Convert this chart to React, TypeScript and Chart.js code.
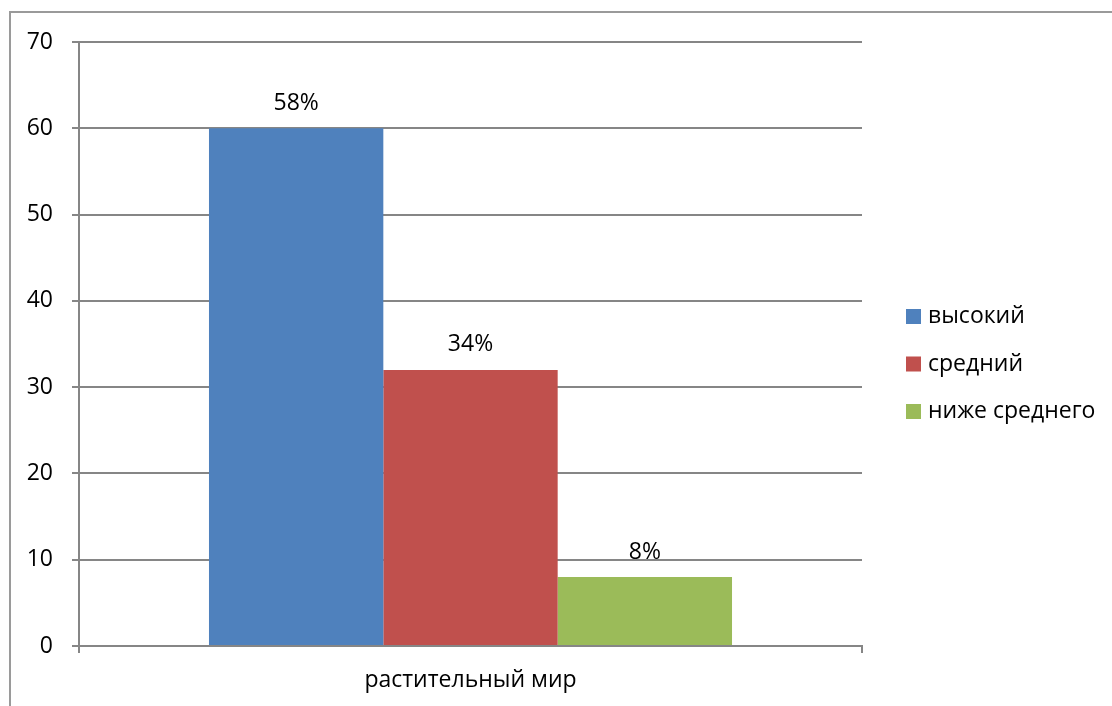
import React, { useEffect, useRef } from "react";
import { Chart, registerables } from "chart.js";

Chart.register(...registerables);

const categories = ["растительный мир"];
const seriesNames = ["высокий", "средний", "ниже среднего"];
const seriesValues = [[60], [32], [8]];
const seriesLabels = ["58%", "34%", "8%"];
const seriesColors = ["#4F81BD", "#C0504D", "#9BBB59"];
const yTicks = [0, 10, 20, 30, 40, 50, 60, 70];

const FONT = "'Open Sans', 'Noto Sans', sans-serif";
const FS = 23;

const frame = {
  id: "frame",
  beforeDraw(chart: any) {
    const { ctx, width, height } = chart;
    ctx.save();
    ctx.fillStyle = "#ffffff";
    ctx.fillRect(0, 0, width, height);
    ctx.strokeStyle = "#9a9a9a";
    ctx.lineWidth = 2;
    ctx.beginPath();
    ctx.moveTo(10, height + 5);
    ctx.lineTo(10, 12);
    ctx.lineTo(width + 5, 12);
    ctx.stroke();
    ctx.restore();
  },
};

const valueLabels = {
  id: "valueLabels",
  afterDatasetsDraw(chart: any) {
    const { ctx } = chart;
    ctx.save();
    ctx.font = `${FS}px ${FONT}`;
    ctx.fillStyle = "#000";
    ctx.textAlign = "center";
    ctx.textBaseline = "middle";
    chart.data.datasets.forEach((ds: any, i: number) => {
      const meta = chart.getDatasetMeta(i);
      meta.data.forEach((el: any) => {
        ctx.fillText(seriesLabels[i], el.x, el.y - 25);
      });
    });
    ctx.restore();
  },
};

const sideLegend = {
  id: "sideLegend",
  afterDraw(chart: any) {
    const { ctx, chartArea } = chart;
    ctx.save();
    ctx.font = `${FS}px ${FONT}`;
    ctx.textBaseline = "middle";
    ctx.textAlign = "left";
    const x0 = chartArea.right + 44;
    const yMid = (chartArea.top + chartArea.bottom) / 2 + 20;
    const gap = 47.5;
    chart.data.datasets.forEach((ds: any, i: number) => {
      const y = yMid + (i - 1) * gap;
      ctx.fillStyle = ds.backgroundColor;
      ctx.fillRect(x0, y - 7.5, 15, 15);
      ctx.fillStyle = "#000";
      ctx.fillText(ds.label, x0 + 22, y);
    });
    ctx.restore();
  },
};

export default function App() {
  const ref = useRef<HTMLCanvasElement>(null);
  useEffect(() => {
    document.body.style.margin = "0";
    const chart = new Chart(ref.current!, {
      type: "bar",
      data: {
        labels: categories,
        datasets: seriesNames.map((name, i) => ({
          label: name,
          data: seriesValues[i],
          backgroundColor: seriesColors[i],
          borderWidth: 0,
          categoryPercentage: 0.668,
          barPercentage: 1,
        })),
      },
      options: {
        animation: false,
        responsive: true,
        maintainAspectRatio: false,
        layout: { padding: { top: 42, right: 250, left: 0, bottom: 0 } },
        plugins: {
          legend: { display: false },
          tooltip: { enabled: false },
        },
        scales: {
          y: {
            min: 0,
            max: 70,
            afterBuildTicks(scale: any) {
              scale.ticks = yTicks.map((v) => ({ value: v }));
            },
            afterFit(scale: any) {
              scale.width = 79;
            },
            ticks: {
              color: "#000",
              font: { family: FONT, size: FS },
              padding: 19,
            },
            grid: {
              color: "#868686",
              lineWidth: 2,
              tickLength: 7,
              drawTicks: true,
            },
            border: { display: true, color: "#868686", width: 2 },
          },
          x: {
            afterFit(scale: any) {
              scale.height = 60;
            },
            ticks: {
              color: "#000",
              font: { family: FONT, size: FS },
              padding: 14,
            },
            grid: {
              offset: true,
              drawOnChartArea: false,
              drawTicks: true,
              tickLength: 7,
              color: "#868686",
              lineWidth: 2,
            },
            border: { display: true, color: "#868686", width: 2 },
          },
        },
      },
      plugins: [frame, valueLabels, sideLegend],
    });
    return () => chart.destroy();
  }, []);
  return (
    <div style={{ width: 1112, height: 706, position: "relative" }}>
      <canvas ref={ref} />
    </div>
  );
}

EXERCISE
Transcribe the full listing above exactly, with the images removed.

EXERCISE RESPONSE
Convert this chart to React, TypeScript and Chart.js code.
import React, { useEffect, useRef } from "react";
import { Chart, registerables } from "chart.js";

Chart.register(...registerables);

const categories = ["растительный мир"];
const seriesNames = ["высокий", "средний", "ниже среднего"];
const seriesValues = [[60], [32], [8]];
const seriesLabels = ["58%", "34%", "8%"];
const seriesColors = ["#4F81BD", "#C0504D", "#9BBB59"];
const yTicks = [0, 10, 20, 30, 40, 50, 60, 70];

const FONT = "'Open Sans', 'Noto Sans', sans-serif";
const FS = 23;

const frame = {
  id: "frame",
  beforeDraw(chart: any) {
    const { ctx, width, height } = chart;
    ctx.save();
    ctx.fillStyle = "#ffffff";
    ctx.fillRect(0, 0, width, height);
    ctx.strokeStyle = "#9a9a9a";
    ctx.lineWidth = 2;
    ctx.beginPath();
    ctx.moveTo(10, height + 5);
    ctx.lineTo(10, 12);
    ctx.lineTo(width + 5, 12);
    ctx.stroke();
    ctx.restore();
  },
};

const valueLabels = {
  id: "valueLabels",
  afterDatasetsDraw(chart: any) {
    const { ctx } = chart;
    ctx.save();
    ctx.font = `${FS}px ${FONT}`;
    ctx.fillStyle = "#000";
    ctx.textAlign = "center";
    ctx.textBaseline = "middle";
    chart.data.datasets.forEach((ds: any, i: number) => {
      const meta = chart.getDatasetMeta(i);
      meta.data.forEach((el: any) => {
        ctx.fillText(seriesLabels[i], el.x, el.y - 25);
      });
    });
    ctx.restore();
  },
};

const sideLegend = {
  id: "sideLegend",
  afterDraw(chart: any) {
    const { ctx, chartArea } = chart;
    ctx.save();
    ctx.font = `${FS}px ${FONT}`;
    ctx.textBaseline = "middle";
    ctx.textAlign = "left";
    const x0 = chartArea.right + 44;
    const yMid = (chartArea.top + chartArea.bottom) / 2 + 20;
    const gap = 47.5;
    chart.data.datasets.forEach((ds: any, i: number) => {
      const y = yMid + (i - 1) * gap;
      ctx.fillStyle = ds.backgroundColor;
      ctx.fillRect(x0, y - 7.5, 15, 15);
      ctx.fillStyle = "#000";
      ctx.fillText(ds.label, x0 + 22, y);
    });
    ctx.restore();
  },
};

export default function App() {
  const ref = useRef<HTMLCanvasElement>(null);
  useEffect(() => {
    document.body.style.margin = "0";
    const chart = new Chart(ref.current!, {
      type: "bar",
      data: {
        labels: categories,
        datasets: seriesNames.map((name, i) => ({
          label: name,
          data: seriesValues[i],
          backgroundColor: seriesColors[i],
          borderWidth: 0,
          categoryPercentage: 0.668,
          barPercentage: 1,
        })),
      },
      options: {
        animation: false,
        responsive: true,
        maintainAspectRatio: false,
        layout: { padding: { top: 42, right: 250, left: 0, bottom: 0 } },
        plugins: {
          legend: { display: false },
          tooltip: { enabled: false },
        },
        scales: {
          y: {
            min: 0,
            max: 70,
            afterBuildTicks(scale: any) {
              scale.ticks = yTicks.map((v) => ({ value: v }));
            },
            afterFit(scale: any) {
              scale.width = 79;
            },
            ticks: {
              color: "#000",
              font: { family: FONT, size: FS },
              padding: 19,
            },
            grid: {
              color: "#868686",
              lineWidth: 2,
              tickLength: 7,
              drawTicks: true,
            },
            border: { display: true, color: "#868686", width: 2 },
          },
          x: {
            afterFit(scale: any) {
              scale.height = 60;
            },
            ticks: {
              color: "#000",
              font: { family: FONT, size: FS },
              padding: 14,
            },
            grid: {
              offset: true,
              drawOnChartArea: false,
              drawTicks: true,
              tickLength: 7,
              color: "#868686",
              lineWidth: 2,
            },
            border: { display: true, color: "#868686", width: 2 },
          },
        },
      },
      plugins: [frame, valueLabels, sideLegend],
    });
    return () => chart.destroy();
  }, []);
  return (
    <div style={{ width: 1112, height: 706, position: "relative" }}>
      <canvas ref={ref} />
    </div>
  );
}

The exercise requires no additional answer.